All of this is why Tesla has a market cap that is so much higher than GM, Ford, and Toyota combined.
You have absolutely no idea what the hell you're talking about... lol.
It's like you learned everything you know about the auto industry from a Tesla salesman.
Tesla hasn't even made a profit for most of its existence.
2021 was it's best year ever. Q4 was 2021 was it's best quarter ever. Tesla's profit margin in 2021 Q4 was 13.1%.
Ford's profit margin in 2021 Q4 was 32.6%.
Tesla doesn't employ salesmen. They don't need them.
Ford's profit margin was high in that one quarter because they sold their stake in Rivian (an EV company!). That's something that won't ever happen again.
Look at profit margin from autos alone in Q4. Tesla was at 30.5%. Ford was at 4.7%. That's why Ford stock went down after they announced earnings.
You have absolutely no idea what the hell you're talking about... lol.
It's like you learned everything you know about the auto industry from a Tesla salesman.
Tesla hasn't even made a profit for most of its existence.
2021 was it's best year ever. Q4 was 2021 was it's best quarter ever. Tesla's profit margin in 2021 Q4 was 13.1%.
Ford's profit margin in 2021 Q4 was 32.6%.
Tesla doesn't employ salesmen. They don't need them.
Ford's profit margin was high in that one quarter because they sold their stake in Rivian (an EV company!). That's something that won't ever happen again.
Look at profit margin from autos alone in Q4. Tesla was at 30.5%. Ford was at 4.7%. That's why Ford stock went down after they announced earnings.
You really shouldn't drink so heavily before bedtime. Your last two posts are even more incomprehensible than normal.
I honestly don't know how to respond because I can't figure out what you were trying to say.
Incentives have run out for Tesla and GM. They are about to run out for Ford, Toyota, and Nissan as well. I'm not sure what your point is about incentives anyway.

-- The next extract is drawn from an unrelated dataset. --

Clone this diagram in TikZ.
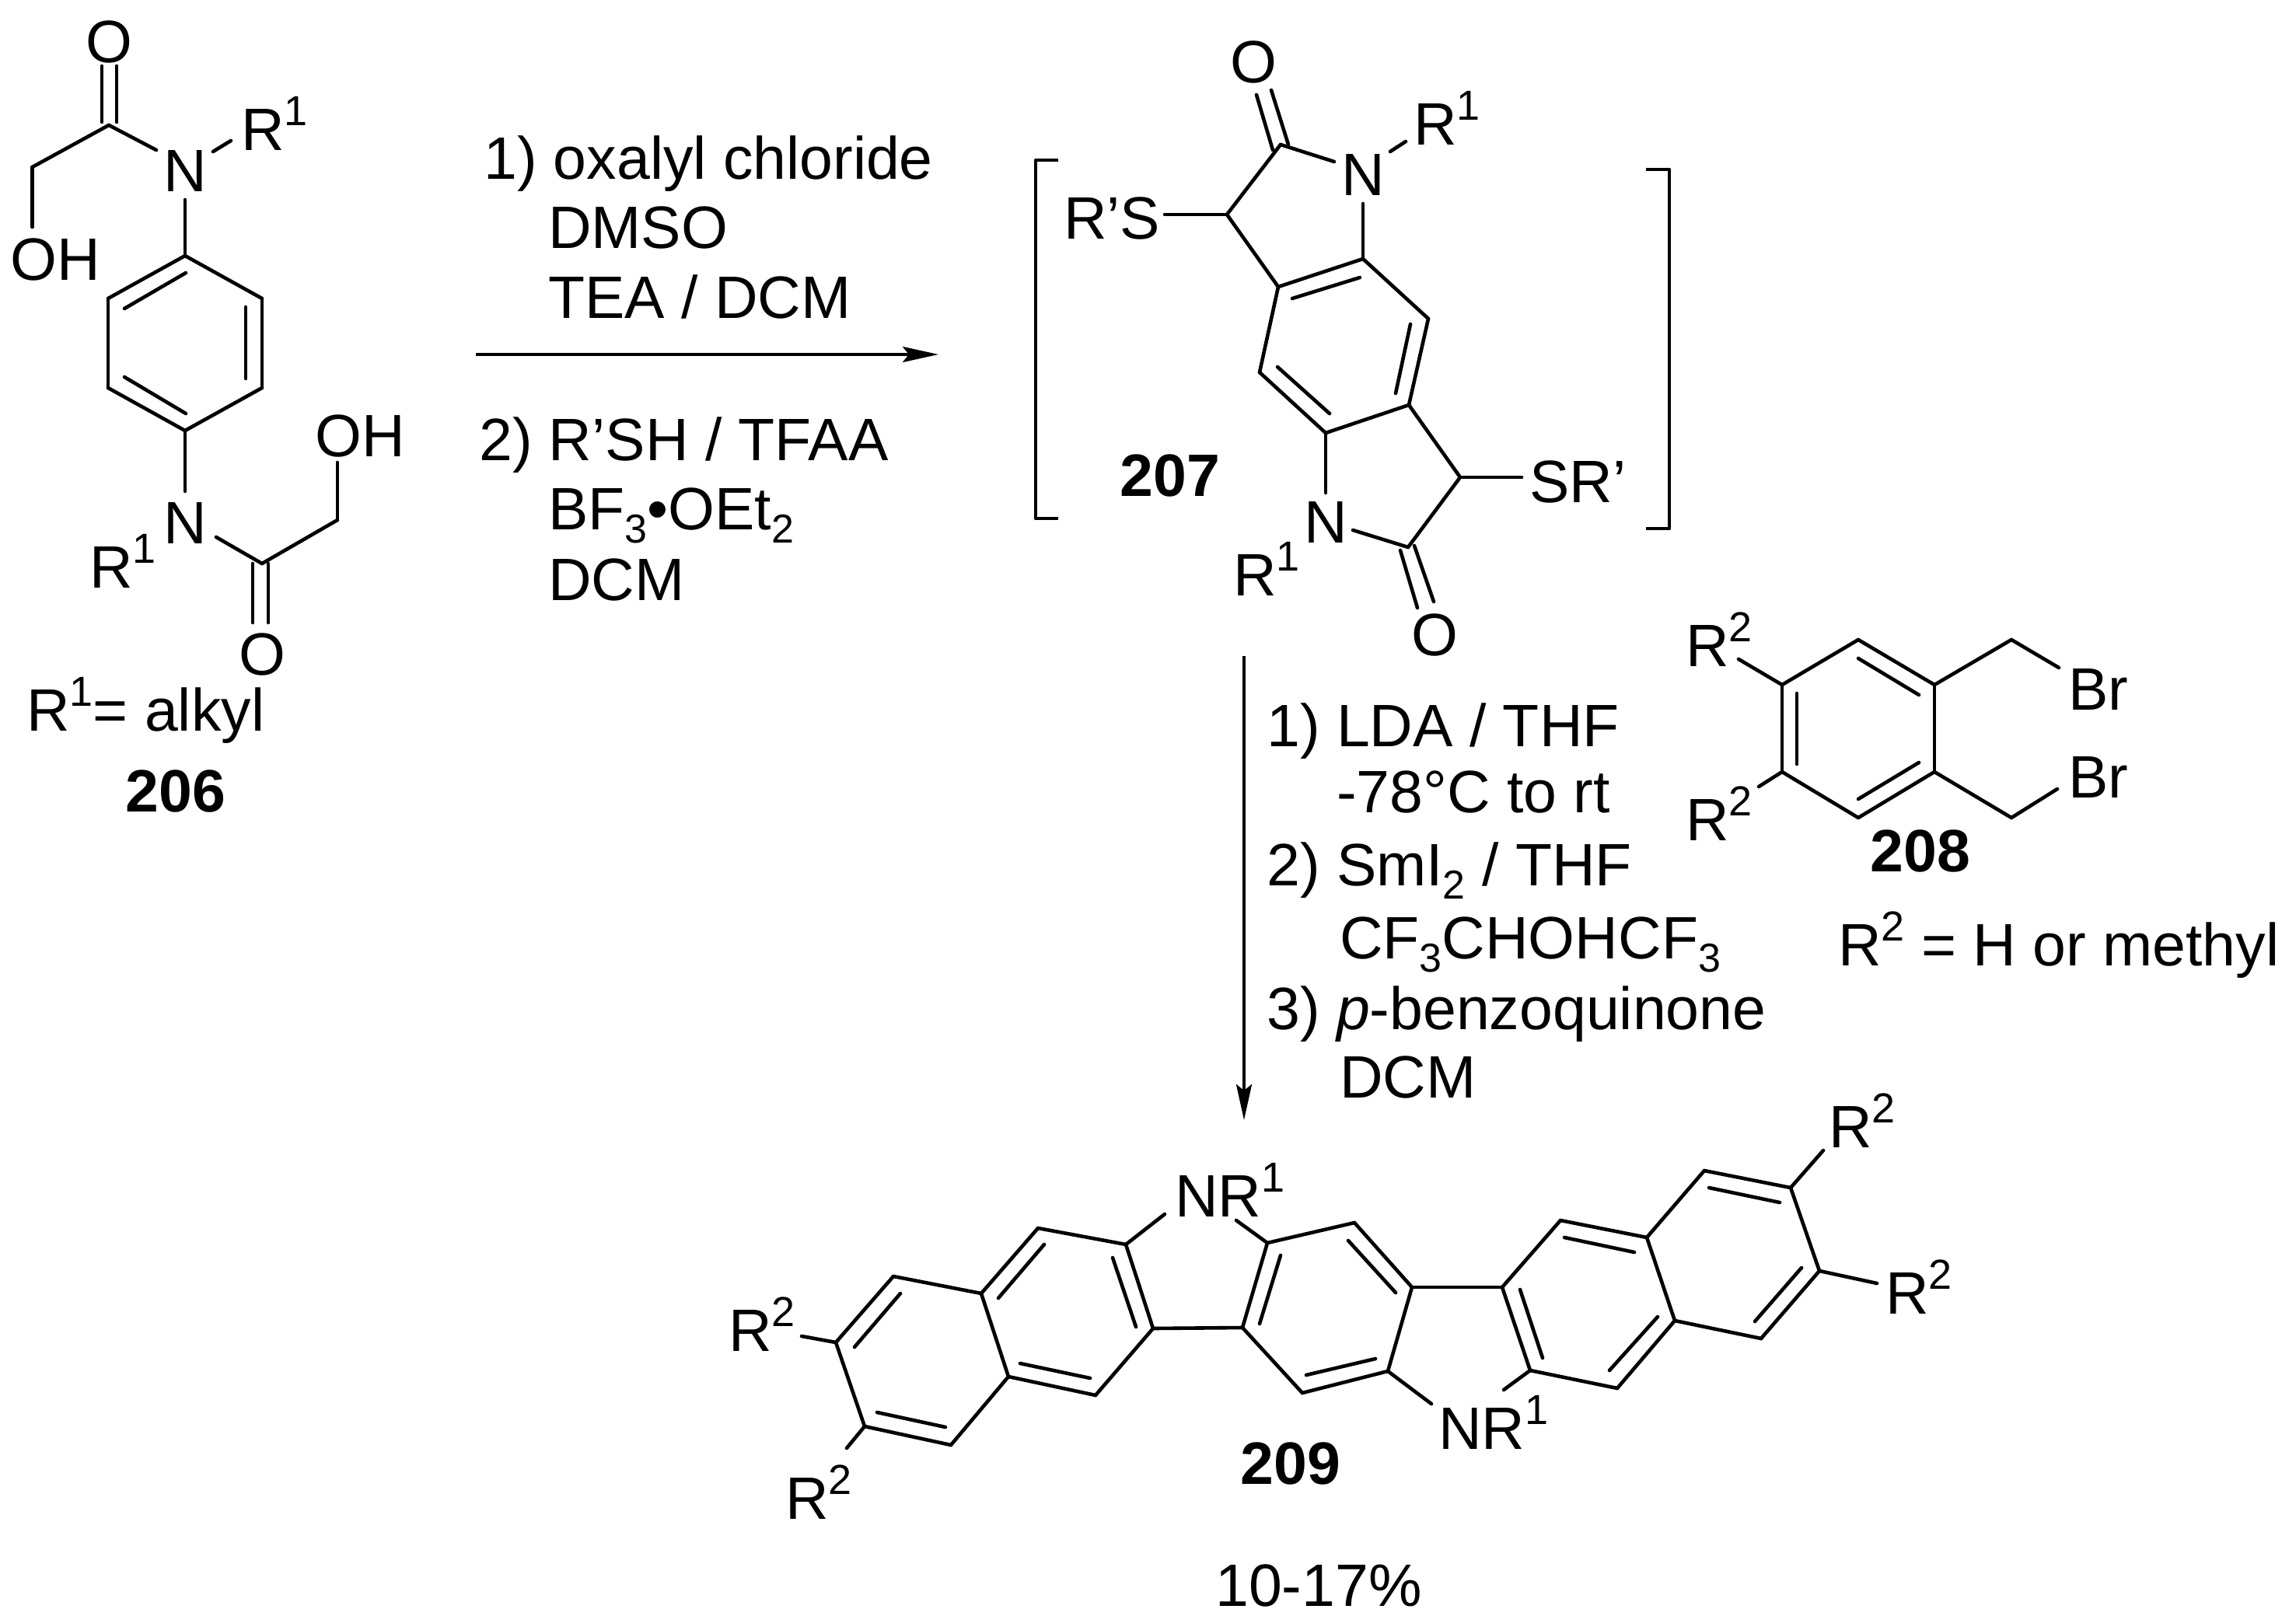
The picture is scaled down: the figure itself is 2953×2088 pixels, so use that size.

Gas prices are high, not low.
Sticker prices are going up, not down.
Fat Hurts - why would I want to pay you a premium to buy your used Tesla? The technology for EVs improves by leaps and bounds very quickly. Battery technology improves each year. Why would I want to buy your used Tesla when its range might be 200 miles and a brand new one that I might buy in 2 years might have a range of 325 miles (I made up the range numbers) ? In the EV market what is cutting edge technology today will be obsolete in 3 years.
My Tesla is rated at 326 miles of range.
Range probably won't keep going up as quickly as it has in the past. 275 to 300 miles seems to be the sweet spot that most consumers want. So as cells become more energy dense, automakers will just use fewer battery cells per vehicle. That allows them to make more vehicles and improve profit margins.
A Tesla improves with age. Almost everything is controlled with software. So new features are constantly added with over-the-air updates. At times, Tesla has even improved unexpected things like range and braking distance with software updates.
There is huge demand and a year-long backlog to get a Tesla Model Y like mine. So buyers are willing to pay a premium to get one right away. That's why even used ones sell for more than the original purchase price.
Tesla doesn't employ salesmen. They don't need them.
Ford's profit margin was high in that one quarter because they sold their stake in Rivian (an EV company!). That's something that won't ever happen again.
Look at profit margin from autos alone in Q4. Tesla was at 30.5%. Ford was at 4.7%. That's why Ford stock went down after they announced earnings.
You don't know what the hell your talking about. Take the "L" here.
I know exactly what I'm talking about. These are not salespeople like you are used to seeing at a dealership. The title is "Sales Advisor", not salesperson. They never try to sell you anything. They only answer questions and facilitate deliveries after the sale. So they work in the sales division, but they aren't salesmen. All the selling is done online.